The US House of Representatives on a near‑unanimous vote approved a bill that would, in the event of a Chinese military attack on Taiwan, seek to expel China from six international bodies — including the G20 and several financial regulatory standard‑setting groups. The 395–2 tally underlines how hard‑line China policy has become a bipartisan default in Washington; the parliamentary arithmetic makes dissent politically costly and signals a durable, confrontational posture toward Beijing.
Those six organisations — the Financial Stability Board, the Basel Committee on Banking Supervision, the International Association of Insurance Supervisors and the International Organization of Securities Commissions, alongside the G20 — are not typical state clubs. They are technical, regulator‑led forums where central banks and supervisory authorities set conventions and coordinate crisis responses, so any attempt to “kick” a country out would be legally and politically complex and would fracture the machinery of global financial governance.
The legislative threat is therefore as much about signaling as about mechanics. Washington’s leverage is a warning that China could be marginalized from the international rule‑making and information channels that underpin cross‑border banking, capital markets, insurance and settlement arrangements. Even a credible prospect of restricted access would raise compliance costs for Chinese financial institutions, complicate market access and increase systemic risk — while also imposing collateral pain on the global system.

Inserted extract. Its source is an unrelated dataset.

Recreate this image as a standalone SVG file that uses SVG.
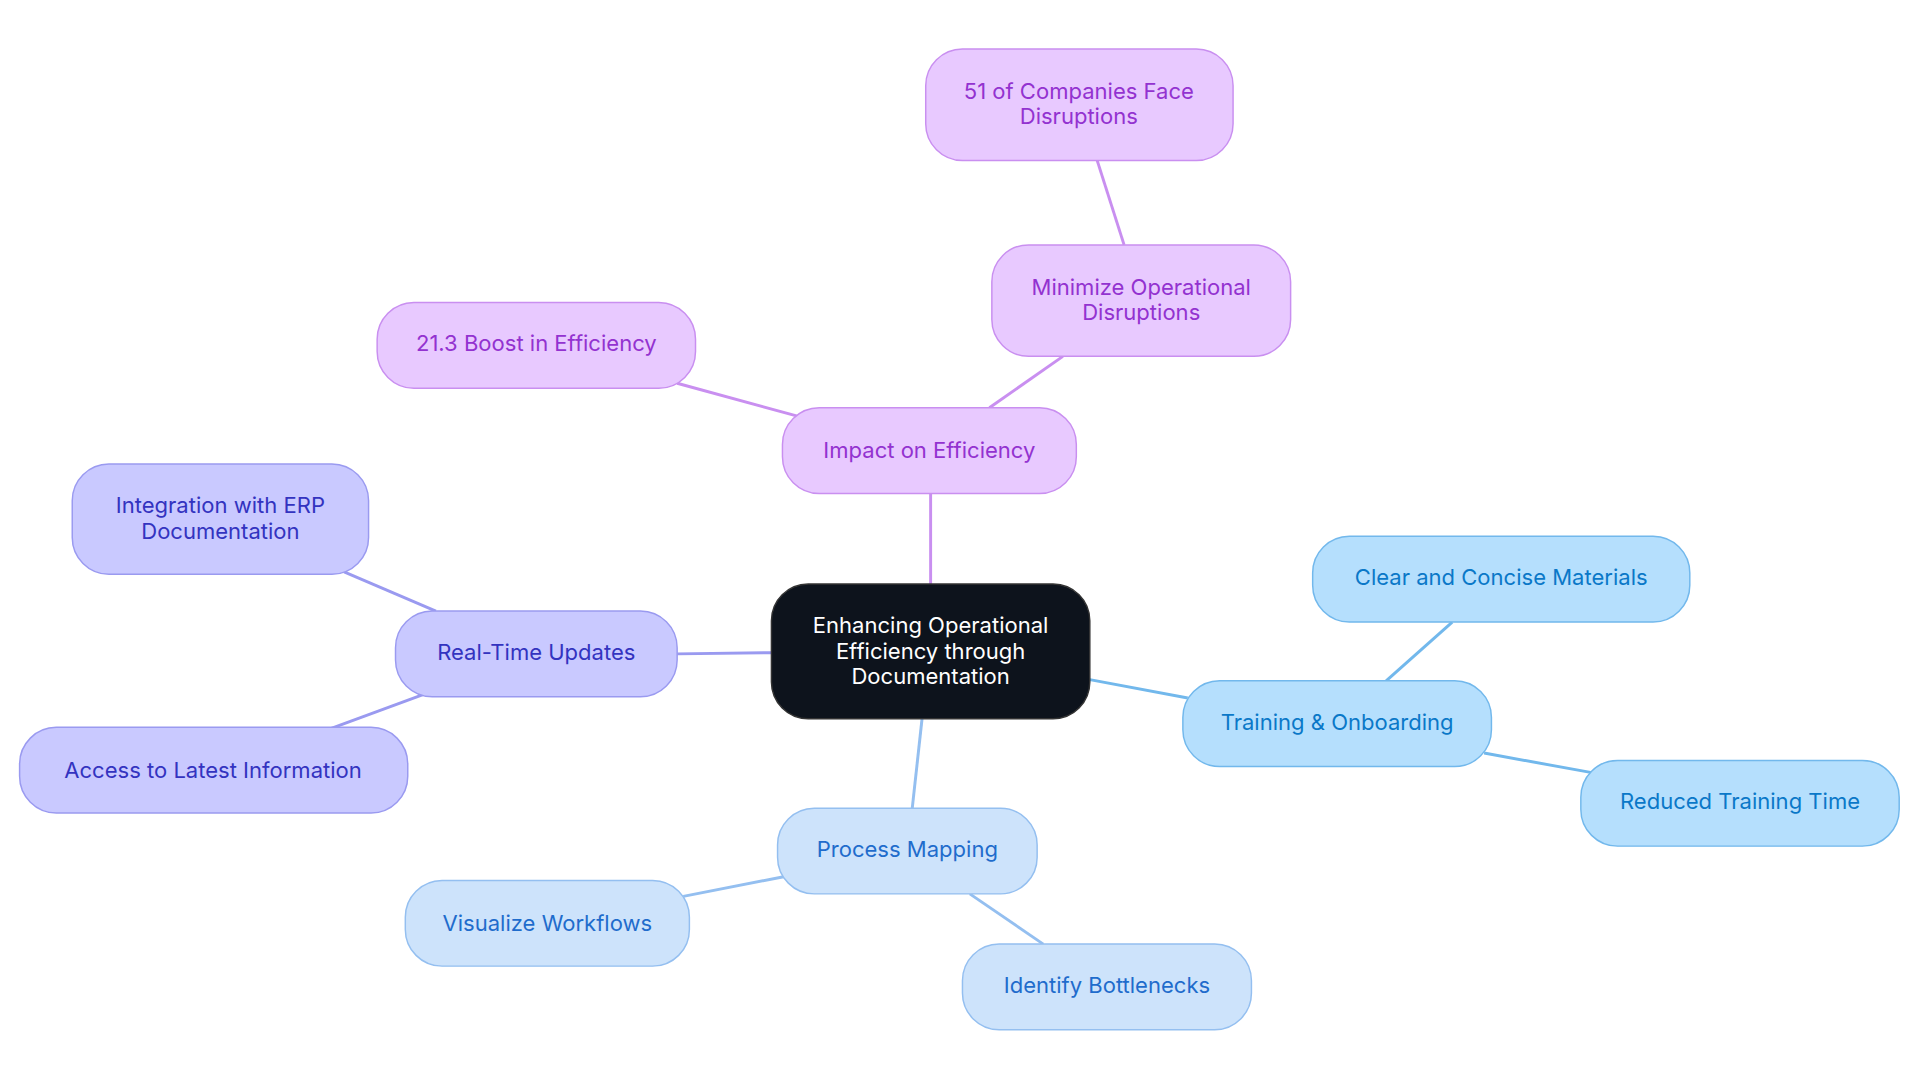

At the same time the House vote was unfolding, Beijing dispatched a political message of its own: a J‑20 stealth fighter model was presented to Iran’s air force leadership, and China’s vice foreign minister publicly vowed joint opposition to “hegemony.” Beijing emphasised the symbolism of 2026 as a milestone year for China‑Iran ties — the 55th anniversary of diplomatic relations and the tenth anniversary of a comprehensive strategic partnership — indicating a conscious decision to deepen cooperation at a time of heightened US‑Israel attention on Tehran.
The juxtaposition of Washington’s financial ultimatum and Beijing’s Iranian gesture highlights two parallel moves in great‑power competition. On one flank, the United States is weaponising multilateral and regulatory levers as part of a deterrence strategy focused on raising the costs of aggression. On the other, China is consolidating strategic partnerships in regions where US influence is contested, using anniversaries and high‑level diplomatic gestures to harden alliances and project resolve.
Practical constraints will limit the most dramatic outcomes. Expelling China from regulator networks would require broad buy‑in from other members — many of whom have substantial economic ties with Beijing — and would risk splintering the global architecture that underpins cross‑border finance. Still, Washington’s move raises the odds of incremental measures: restrictions on technical cooperation, limits on participation in working groups, and reputational penalties that can be implemented without formal expulsions.
For markets and policymakers the calculus is now more complicated. Investors will watch for concrete measures that impair China’s access to international clearing, regulatory information and capital markets. Beijing’s likely responses include reciprocal diplomatic and economic measures, accelerated efforts to build alternative institutions and deeper bilateral arrangements with partners such as Iran, both to secure strategic space and to demonstrate that sanctions and threats need not produce isolation.
The immediate watch points are clear: how multilateral bodies respond to US pressure, whether the executive branch translates congressional rhetoric into policy, and how China leverages anniversary diplomacy with Iran to produce tangible security or economic outcomes. The interplay of symbolic threats and real‑world institutional friction will determine whether this episode becomes a new normal in great‑power rivalry or a high‑stakes signal that is ultimately contained.